[Task input]
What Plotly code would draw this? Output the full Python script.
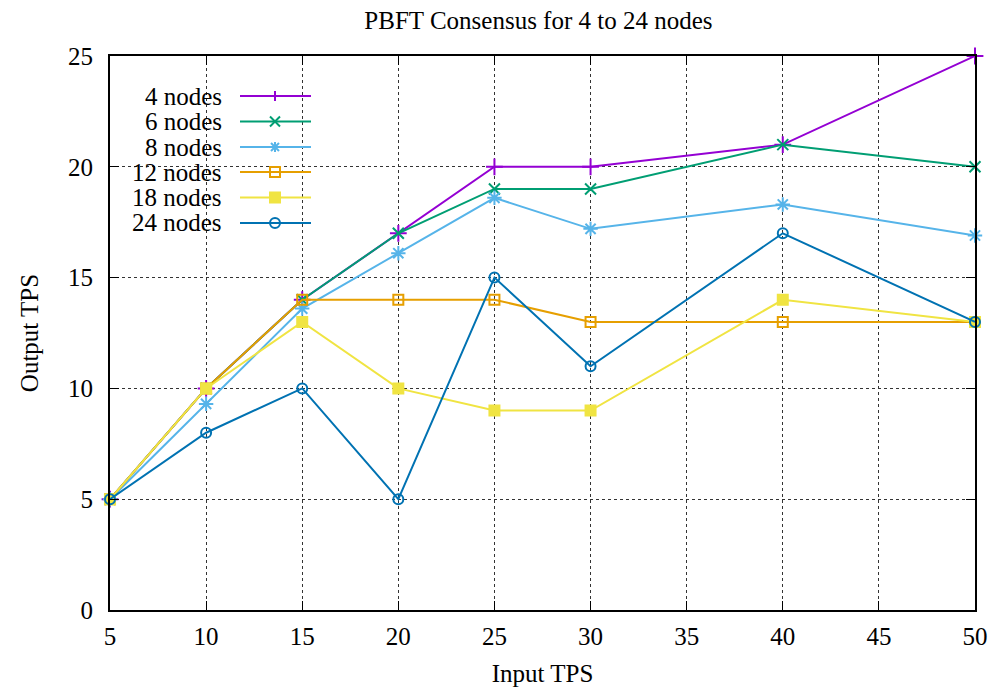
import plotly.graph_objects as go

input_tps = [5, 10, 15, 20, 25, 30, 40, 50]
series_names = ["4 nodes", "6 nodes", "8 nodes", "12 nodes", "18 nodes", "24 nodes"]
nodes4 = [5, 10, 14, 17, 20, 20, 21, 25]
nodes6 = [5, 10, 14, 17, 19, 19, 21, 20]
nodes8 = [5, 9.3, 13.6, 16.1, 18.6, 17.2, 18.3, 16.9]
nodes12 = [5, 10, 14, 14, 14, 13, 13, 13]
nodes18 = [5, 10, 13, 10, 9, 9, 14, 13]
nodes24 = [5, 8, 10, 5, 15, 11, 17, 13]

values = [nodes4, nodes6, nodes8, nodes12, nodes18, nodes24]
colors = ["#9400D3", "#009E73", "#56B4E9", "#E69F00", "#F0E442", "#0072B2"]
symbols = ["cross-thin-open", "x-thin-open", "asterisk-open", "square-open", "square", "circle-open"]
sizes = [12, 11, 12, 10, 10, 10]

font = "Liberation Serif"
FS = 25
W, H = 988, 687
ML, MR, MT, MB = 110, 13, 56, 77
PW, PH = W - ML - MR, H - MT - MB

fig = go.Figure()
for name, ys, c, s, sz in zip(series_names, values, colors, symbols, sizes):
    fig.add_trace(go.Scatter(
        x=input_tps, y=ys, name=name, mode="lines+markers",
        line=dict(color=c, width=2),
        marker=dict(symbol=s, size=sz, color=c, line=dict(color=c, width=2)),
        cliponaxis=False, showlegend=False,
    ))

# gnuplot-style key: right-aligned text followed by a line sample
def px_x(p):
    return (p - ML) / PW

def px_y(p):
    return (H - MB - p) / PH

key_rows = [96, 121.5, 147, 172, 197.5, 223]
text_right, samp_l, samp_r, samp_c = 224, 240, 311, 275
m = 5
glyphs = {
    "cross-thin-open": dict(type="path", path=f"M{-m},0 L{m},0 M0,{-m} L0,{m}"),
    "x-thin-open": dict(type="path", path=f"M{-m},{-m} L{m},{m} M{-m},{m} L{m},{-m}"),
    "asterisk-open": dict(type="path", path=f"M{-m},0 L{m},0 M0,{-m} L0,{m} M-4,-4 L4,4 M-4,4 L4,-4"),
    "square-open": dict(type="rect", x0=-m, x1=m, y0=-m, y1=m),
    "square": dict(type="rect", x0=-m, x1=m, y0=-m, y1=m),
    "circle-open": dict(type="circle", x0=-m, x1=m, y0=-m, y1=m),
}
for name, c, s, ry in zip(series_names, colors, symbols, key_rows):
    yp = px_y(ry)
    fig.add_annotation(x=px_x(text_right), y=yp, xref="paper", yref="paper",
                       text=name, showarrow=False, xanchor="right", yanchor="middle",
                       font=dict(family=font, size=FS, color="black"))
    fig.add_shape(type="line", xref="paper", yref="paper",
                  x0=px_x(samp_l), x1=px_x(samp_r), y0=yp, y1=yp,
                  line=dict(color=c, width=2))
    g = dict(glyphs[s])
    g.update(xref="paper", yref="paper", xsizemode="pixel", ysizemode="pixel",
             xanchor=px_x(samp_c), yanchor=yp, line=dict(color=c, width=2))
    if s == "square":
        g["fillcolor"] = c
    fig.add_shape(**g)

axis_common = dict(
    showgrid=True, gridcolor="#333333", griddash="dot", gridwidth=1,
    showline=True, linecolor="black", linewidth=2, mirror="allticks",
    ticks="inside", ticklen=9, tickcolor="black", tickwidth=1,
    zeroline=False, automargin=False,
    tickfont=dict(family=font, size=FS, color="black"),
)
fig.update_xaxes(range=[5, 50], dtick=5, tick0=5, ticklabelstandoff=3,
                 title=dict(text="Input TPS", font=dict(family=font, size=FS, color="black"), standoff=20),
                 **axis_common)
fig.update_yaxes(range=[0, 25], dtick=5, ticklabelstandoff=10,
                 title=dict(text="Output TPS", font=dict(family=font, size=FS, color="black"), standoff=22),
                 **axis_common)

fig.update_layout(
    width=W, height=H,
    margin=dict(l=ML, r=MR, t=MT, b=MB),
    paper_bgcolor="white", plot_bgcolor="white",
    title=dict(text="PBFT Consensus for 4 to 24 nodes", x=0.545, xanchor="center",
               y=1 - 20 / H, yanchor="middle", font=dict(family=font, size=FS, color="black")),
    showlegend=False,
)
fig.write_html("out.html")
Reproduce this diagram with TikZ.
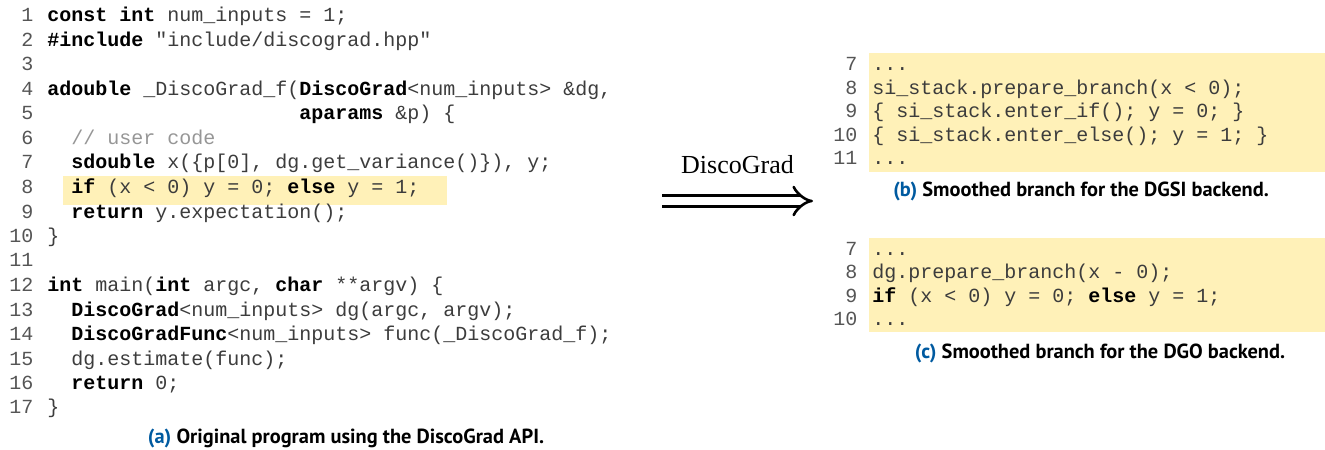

[What the task requires]
Only the lines from the start of the records through the line containing "return (H - MB - p) / PH" should be repeated, word for word, with the pictures left out.

[Complete response]
What Plotly code would draw this? Output the full Python script.
import plotly.graph_objects as go

input_tps = [5, 10, 15, 20, 25, 30, 40, 50]
series_names = ["4 nodes", "6 nodes", "8 nodes", "12 nodes", "18 nodes", "24 nodes"]
nodes4 = [5, 10, 14, 17, 20, 20, 21, 25]
nodes6 = [5, 10, 14, 17, 19, 19, 21, 20]
nodes8 = [5, 9.3, 13.6, 16.1, 18.6, 17.2, 18.3, 16.9]
nodes12 = [5, 10, 14, 14, 14, 13, 13, 13]
nodes18 = [5, 10, 13, 10, 9, 9, 14, 13]
nodes24 = [5, 8, 10, 5, 15, 11, 17, 13]

values = [nodes4, nodes6, nodes8, nodes12, nodes18, nodes24]
colors = ["#9400D3", "#009E73", "#56B4E9", "#E69F00", "#F0E442", "#0072B2"]
symbols = ["cross-thin-open", "x-thin-open", "asterisk-open", "square-open", "square", "circle-open"]
sizes = [12, 11, 12, 10, 10, 10]

font = "Liberation Serif"
FS = 25
W, H = 988, 687
ML, MR, MT, MB = 110, 13, 56, 77
PW, PH = W - ML - MR, H - MT - MB

fig = go.Figure()
for name, ys, c, s, sz in zip(series_names, values, colors, symbols, sizes):
    fig.add_trace(go.Scatter(
        x=input_tps, y=ys, name=name, mode="lines+markers",
        line=dict(color=c, width=2),
        marker=dict(symbol=s, size=sz, color=c, line=dict(color=c, width=2)),
        cliponaxis=False, showlegend=False,
    ))

# gnuplot-style key: right-aligned text followed by a line sample
def px_x(p):
    return (p - ML) / PW

def px_y(p):
    return (H - MB - p) / PH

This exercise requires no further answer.